[Stored data]
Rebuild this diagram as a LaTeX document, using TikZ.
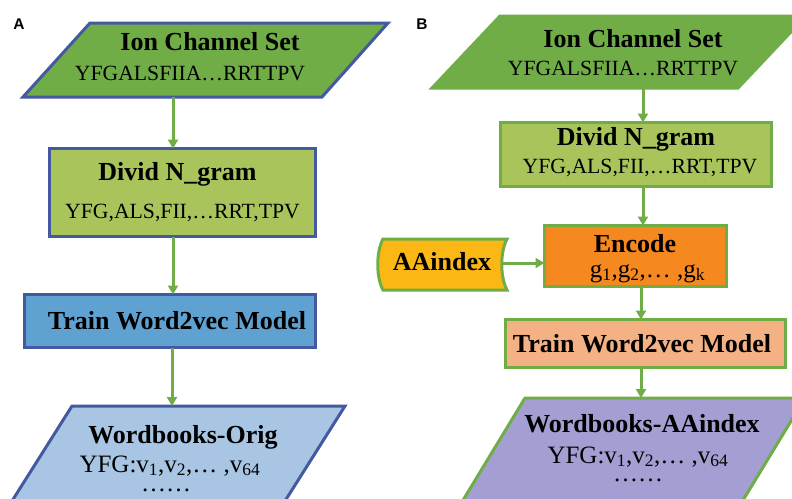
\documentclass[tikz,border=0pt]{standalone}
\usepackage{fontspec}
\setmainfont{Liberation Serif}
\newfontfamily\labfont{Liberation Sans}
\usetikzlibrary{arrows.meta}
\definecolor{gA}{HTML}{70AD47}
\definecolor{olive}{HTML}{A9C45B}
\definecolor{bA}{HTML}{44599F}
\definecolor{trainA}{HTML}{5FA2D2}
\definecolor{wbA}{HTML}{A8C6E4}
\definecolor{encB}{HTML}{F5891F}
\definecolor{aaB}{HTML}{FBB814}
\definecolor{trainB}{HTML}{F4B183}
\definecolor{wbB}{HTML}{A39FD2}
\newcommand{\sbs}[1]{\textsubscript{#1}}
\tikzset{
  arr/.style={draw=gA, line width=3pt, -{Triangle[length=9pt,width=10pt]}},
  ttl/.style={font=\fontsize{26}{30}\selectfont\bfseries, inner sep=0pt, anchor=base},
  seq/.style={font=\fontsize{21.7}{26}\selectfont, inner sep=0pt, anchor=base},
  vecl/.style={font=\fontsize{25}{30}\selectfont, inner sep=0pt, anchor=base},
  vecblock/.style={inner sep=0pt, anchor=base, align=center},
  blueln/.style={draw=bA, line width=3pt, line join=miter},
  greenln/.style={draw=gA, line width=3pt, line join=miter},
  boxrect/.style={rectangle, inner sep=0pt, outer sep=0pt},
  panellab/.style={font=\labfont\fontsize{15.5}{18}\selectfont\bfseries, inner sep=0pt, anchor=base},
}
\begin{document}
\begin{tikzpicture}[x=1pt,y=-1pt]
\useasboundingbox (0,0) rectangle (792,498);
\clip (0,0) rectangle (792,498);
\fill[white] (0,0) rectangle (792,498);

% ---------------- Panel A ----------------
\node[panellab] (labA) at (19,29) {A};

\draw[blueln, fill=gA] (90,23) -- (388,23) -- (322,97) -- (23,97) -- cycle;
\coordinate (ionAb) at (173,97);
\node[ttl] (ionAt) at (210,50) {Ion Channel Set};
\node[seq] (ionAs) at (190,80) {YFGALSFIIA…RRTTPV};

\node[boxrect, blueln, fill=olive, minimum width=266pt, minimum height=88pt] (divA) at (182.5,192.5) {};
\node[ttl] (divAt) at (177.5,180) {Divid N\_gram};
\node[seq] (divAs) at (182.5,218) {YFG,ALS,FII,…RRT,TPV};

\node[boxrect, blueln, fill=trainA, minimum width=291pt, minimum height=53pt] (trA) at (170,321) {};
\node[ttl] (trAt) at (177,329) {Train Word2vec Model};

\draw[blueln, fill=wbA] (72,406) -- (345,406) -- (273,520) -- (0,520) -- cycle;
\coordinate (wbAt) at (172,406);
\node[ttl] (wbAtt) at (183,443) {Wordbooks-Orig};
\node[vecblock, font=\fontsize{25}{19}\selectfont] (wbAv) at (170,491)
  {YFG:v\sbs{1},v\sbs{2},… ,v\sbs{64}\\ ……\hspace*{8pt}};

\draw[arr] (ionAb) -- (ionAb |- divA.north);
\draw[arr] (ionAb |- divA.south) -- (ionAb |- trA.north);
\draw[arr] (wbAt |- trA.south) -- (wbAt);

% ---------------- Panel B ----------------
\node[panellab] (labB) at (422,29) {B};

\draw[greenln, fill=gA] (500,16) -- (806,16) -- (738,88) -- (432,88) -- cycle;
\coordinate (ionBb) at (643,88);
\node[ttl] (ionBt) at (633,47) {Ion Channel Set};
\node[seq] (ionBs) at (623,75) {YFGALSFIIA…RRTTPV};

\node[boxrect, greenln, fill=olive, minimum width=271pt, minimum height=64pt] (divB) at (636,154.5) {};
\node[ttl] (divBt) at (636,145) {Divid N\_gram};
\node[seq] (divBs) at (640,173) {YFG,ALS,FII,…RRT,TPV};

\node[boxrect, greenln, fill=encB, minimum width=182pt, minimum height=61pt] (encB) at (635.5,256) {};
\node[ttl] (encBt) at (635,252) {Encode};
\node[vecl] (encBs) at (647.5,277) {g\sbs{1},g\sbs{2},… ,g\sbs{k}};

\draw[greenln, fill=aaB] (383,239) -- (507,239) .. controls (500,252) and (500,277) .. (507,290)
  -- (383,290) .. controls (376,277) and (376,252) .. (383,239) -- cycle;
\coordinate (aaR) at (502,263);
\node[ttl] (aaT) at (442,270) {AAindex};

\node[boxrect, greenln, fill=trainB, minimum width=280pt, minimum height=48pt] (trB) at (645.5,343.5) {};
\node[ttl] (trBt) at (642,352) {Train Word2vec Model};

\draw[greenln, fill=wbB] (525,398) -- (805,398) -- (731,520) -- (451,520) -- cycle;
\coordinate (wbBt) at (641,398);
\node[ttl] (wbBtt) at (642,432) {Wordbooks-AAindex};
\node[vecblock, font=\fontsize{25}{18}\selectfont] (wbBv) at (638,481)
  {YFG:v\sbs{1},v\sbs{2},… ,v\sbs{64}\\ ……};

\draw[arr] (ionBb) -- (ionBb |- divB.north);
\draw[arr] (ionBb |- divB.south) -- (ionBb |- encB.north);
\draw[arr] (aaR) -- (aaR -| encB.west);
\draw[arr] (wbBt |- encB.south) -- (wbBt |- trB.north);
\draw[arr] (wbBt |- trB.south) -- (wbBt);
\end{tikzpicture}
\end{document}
==
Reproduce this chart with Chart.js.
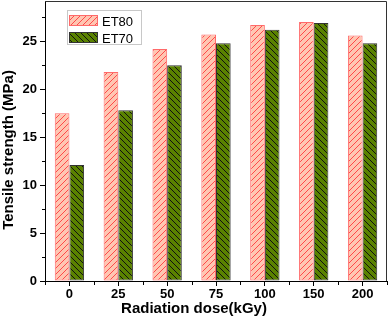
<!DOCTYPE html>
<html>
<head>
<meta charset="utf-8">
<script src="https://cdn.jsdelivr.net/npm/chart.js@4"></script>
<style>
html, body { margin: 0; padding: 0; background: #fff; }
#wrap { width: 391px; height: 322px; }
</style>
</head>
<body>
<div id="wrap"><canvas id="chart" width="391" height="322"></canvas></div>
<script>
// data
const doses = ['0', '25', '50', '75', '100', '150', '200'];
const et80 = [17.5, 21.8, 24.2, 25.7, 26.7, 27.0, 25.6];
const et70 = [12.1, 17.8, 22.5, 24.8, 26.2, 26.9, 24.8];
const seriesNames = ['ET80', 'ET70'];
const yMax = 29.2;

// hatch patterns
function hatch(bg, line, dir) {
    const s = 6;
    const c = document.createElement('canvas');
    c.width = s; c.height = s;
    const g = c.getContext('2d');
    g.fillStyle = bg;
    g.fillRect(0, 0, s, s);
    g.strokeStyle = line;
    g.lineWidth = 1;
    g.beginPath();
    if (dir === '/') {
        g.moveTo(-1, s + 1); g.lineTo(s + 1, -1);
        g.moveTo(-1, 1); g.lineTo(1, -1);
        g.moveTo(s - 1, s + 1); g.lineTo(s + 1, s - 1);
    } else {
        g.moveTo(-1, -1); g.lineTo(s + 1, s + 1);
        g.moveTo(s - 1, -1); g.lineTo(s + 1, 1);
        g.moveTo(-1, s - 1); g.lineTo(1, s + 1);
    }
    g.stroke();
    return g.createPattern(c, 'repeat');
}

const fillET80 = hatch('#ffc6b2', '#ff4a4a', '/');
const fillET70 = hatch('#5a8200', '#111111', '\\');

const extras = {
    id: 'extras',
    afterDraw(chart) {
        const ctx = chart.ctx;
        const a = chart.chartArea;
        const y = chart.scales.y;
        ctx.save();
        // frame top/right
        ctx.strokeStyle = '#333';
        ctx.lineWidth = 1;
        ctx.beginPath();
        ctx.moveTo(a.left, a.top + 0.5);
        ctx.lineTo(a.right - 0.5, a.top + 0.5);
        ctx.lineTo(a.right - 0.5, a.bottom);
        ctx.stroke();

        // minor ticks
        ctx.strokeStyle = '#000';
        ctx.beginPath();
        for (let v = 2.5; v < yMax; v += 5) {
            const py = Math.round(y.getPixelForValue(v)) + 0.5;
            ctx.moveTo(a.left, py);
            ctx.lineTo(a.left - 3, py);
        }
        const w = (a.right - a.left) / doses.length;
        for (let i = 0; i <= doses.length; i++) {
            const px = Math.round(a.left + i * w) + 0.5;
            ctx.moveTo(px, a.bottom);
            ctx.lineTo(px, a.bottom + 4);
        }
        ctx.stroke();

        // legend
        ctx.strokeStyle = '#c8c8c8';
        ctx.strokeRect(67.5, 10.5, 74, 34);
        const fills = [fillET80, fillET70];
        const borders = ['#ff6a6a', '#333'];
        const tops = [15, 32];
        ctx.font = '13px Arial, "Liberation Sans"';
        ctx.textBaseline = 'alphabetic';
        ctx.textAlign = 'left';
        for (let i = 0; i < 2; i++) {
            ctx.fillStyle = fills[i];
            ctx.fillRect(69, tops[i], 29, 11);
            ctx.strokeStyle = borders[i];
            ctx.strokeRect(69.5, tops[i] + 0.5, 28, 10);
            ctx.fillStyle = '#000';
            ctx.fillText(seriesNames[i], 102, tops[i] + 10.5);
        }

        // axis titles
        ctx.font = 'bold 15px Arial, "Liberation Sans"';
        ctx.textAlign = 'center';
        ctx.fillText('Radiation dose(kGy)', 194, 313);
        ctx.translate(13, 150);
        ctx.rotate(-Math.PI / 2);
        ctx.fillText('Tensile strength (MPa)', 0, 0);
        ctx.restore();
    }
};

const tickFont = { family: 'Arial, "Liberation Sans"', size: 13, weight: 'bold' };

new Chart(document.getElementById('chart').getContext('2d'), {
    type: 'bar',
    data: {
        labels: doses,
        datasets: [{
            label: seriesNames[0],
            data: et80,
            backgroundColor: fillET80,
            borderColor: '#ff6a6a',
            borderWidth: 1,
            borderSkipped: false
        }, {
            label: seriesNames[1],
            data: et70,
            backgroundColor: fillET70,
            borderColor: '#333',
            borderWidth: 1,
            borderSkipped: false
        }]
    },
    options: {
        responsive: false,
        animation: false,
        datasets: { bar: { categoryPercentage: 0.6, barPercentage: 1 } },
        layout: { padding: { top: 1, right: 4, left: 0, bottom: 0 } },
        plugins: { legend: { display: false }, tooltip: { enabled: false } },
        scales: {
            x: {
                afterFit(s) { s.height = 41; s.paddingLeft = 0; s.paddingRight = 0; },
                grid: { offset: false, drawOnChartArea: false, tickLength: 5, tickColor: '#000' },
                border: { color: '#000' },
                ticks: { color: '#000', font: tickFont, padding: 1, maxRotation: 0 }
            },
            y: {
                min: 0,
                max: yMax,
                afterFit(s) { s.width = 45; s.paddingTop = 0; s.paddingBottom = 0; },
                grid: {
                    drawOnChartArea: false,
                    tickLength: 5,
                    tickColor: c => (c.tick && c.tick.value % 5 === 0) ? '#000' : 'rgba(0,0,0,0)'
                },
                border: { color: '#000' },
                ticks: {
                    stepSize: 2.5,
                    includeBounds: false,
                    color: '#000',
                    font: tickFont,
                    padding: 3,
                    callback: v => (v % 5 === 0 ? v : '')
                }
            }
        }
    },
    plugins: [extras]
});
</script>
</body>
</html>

### EXERCISE BRIEF
Among the entries above, take the lines from the one with "Reproduce this chart with Chart.js." through the one with "const fillET70 = hatch('#5a8200', '#111111', '\\');" and retype them exactly, leaving out the pictures.

### EXERCISE OUTPUT
Reproduce this chart with Chart.js.
<!DOCTYPE html>
<html>
<head>
<meta charset="utf-8">
<script src="https://cdn.jsdelivr.net/npm/chart.js@4"></script>
<style>
html, body { margin: 0; padding: 0; background: #fff; }
#wrap { width: 391px; height: 322px; }
</style>
</head>
<body>
<div id="wrap"><canvas id="chart" width="391" height="322"></canvas></div>
<script>
// data
const doses = ['0', '25', '50', '75', '100', '150', '200'];
const et80 = [17.5, 21.8, 24.2, 25.7, 26.7, 27.0, 25.6];
const et70 = [12.1, 17.8, 22.5, 24.8, 26.2, 26.9, 24.8];
const seriesNames = ['ET80', 'ET70'];
const yMax = 29.2;

// hatch patterns
function hatch(bg, line, dir) {
    const s = 6;
    const c = document.createElement('canvas');
    c.width = s; c.height = s;
    const g = c.getContext('2d');
    g.fillStyle = bg;
    g.fillRect(0, 0, s, s);
    g.strokeStyle = line;
    g.lineWidth = 1;
    g.beginPath();
    if (dir === '/') {
        g.moveTo(-1, s + 1); g.lineTo(s + 1, -1);
        g.moveTo(-1, 1); g.lineTo(1, -1);
        g.moveTo(s - 1, s + 1); g.lineTo(s + 1, s - 1);
    } else {
        g.moveTo(-1, -1); g.lineTo(s + 1, s + 1);
        g.moveTo(s - 1, -1); g.lineTo(s + 1, 1);
        g.moveTo(-1, s - 1); g.lineTo(1, s + 1);
    }
    g.stroke();
    return g.createPattern(c, 'repeat');
}

const fillET80 = hatch('#ffc6b2', '#ff4a4a', '/');
const fillET70 = hatch('#5a8200', '#111111', '\\');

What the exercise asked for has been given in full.